Prototyping a new skull.
One such medical application was to help a 12-year-old boy who lost part of his cranium in an accident and needed reconstructive surgery on his head. “The great challenge of this case was to design a new skull that could adjust to the child’s growth, year after year,” says DT3D researcher Peter Yoshito Noritomi. This requirement made this medical case even more critical. “If we used a conventional prosthesis in this cranioplasty, the device could be rejected because of the growth of the patient’s head; another risk would be the deformation of the skull.” The DT3D team used FDM technology to 3D print the prototypes, which allowed it to work with very durable materials. “Those materials helped us to create models that, later, would be copied, helping with the creation of the actual prosthesis, in bio-compatible material,” explains Noritomi. Cases that demand surgery planning, on the other hand, usually are based on other models and developed with the Connex 3D Printer, which DT3D acquired through an agreement with the Ministry of Health. “This machine is particularly suited for high-accuracy applications. This printer can generate layers of two hundredths of a millimeter,” says Noritomi.
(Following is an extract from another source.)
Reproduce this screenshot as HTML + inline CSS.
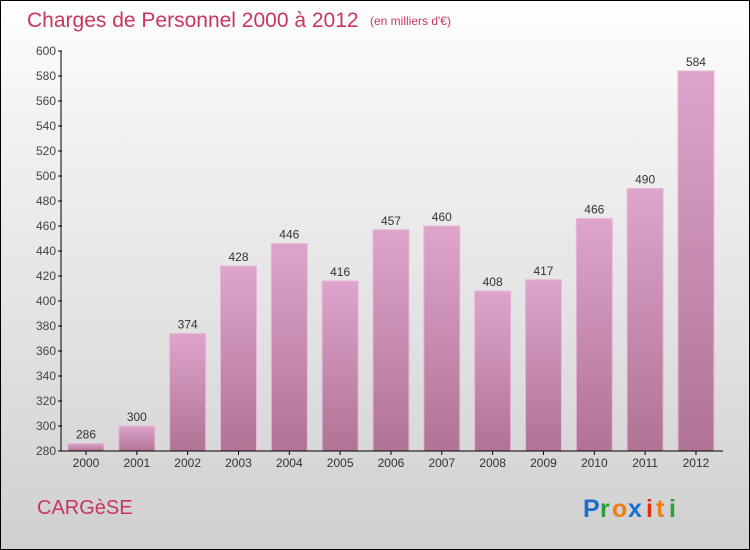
<!DOCTYPE html>
<html><head><meta charset="utf-8"><style>
body{margin:0}
#c{position:relative;width:748px;height:548px;border:1px solid #000;background:linear-gradient(#fff,#f3f3f3 20%,#d9d9d9 80%,#cfcfcf);font-family:"Liberation Sans",sans-serif;overflow:hidden}
</style></head><body>
<div id="c">
<svg width="748" height="548">
<defs><linearGradient id="g" x1="0" y1="0" x2="0" y2="1"><stop offset="0" stop-color="#dea4cc"/><stop offset="1" stop-color="#b07394"/></linearGradient></defs>
<text x="26" y="26" font-size="21" fill="#c8365e">Charges de Personnel 2000 à 2012</text>
<text x="369" y="24" font-size="12" fill="#c8365e">(en milliers d'€)</text>
<text x="36" y="513" font-size="20" fill="#c8365e">CARGèSE</text>
<g font-size="25" font-weight="bold">
<text x="582" y="516" fill="#1a6fd0">P</text><text x="599" y="516" fill="#2aa03a">r</text><text x="611" y="516" fill="#f07d10">o</text><text x="627" y="516" fill="#1a6fd0">x</text><text x="645" y="516" fill="#e03010">i</text><text x="655" y="516" fill="#f07d10">t</text><text x="668" y="516" fill="#2aa03a">i</text></g>
<g id="plot"></g>
</svg></div>
<script>
const categories=["2000","2001","2002","2003","2004","2005","2006","2007","2008","2009","2010","2011","2012"];
const values=[286,300,374,428,446,416,457,460,408,417,466,490,584];
const yTicks=[280,300,320,340,360,380,400,420,440,460,480,500,520,540,560,580,600];
const NS="http://www.w3.org/2000/svg";
const g=document.getElementById('plot');
const y=v=>450-(v-280)*1.25;
const x=i=>85+i*50.83;
function mk(t,a){const e=document.createElementNS(NS,t);for(const k in a)e.setAttribute(k,a[k]);g.appendChild(e);return e;}
yTicks.forEach(v=>{
const t=mk('line',{x1:57,x2:61,y1:y(v),y2:y(v),stroke:'#000'});


const l=mk('text',{x:55,y:y(v)+4,'font-size':12,fill:'#444','text-anchor':'end'});l.textContent=v;


});
values.forEach((v,i)=>{
const b=mk('rect',{x:x(i)-18,y:y(v),width:36,height:450-y(v),fill:'url(#g)',stroke:'#e8b8d8','stroke-width':1});


const t=mk('text',{x:x(i),y:y(v)-5,'font-size':12,fill:'#333','text-anchor':'middle'});t.textContent=v;


const c=mk('text',{x:x(i),y:466,'font-size':12,fill:'#333','text-anchor':'middle'});c.textContent=categories[i];


const tk=mk('line',{x1:x(i),x2:x(i),y1:450,y2:454,stroke:'#000'});


});
const ya=mk('line',{x1:60,x2:60,y1:50,y2:450,stroke:'#000'});


const xa=mk('line',{x1:60,x2:722,y1:450,y2:450,stroke:'#000'});


</script>
</body></html>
The Connex 3D Printer is ideal for medical applications that require prototypes of soft anatomical structures such as arteries and nerves. “Depending on the material used, we can print more flexible objects.” An essential component of CTI’s medical applications is the InVesalius software, developed in the institute’s laboratories. In Vesalius can be downloaded for free at www.cti.gov.br/invesalius.
It is an open-source platform for reconstruction, in 3D format, of 2D images generated in studies made with computed tomography or magnetic resonance equipment. The center of a global community of researchers and users, and fully developed as an open platform, In Vesalius has been translated into 10 languages and is used in 100 countries by 10,000 people.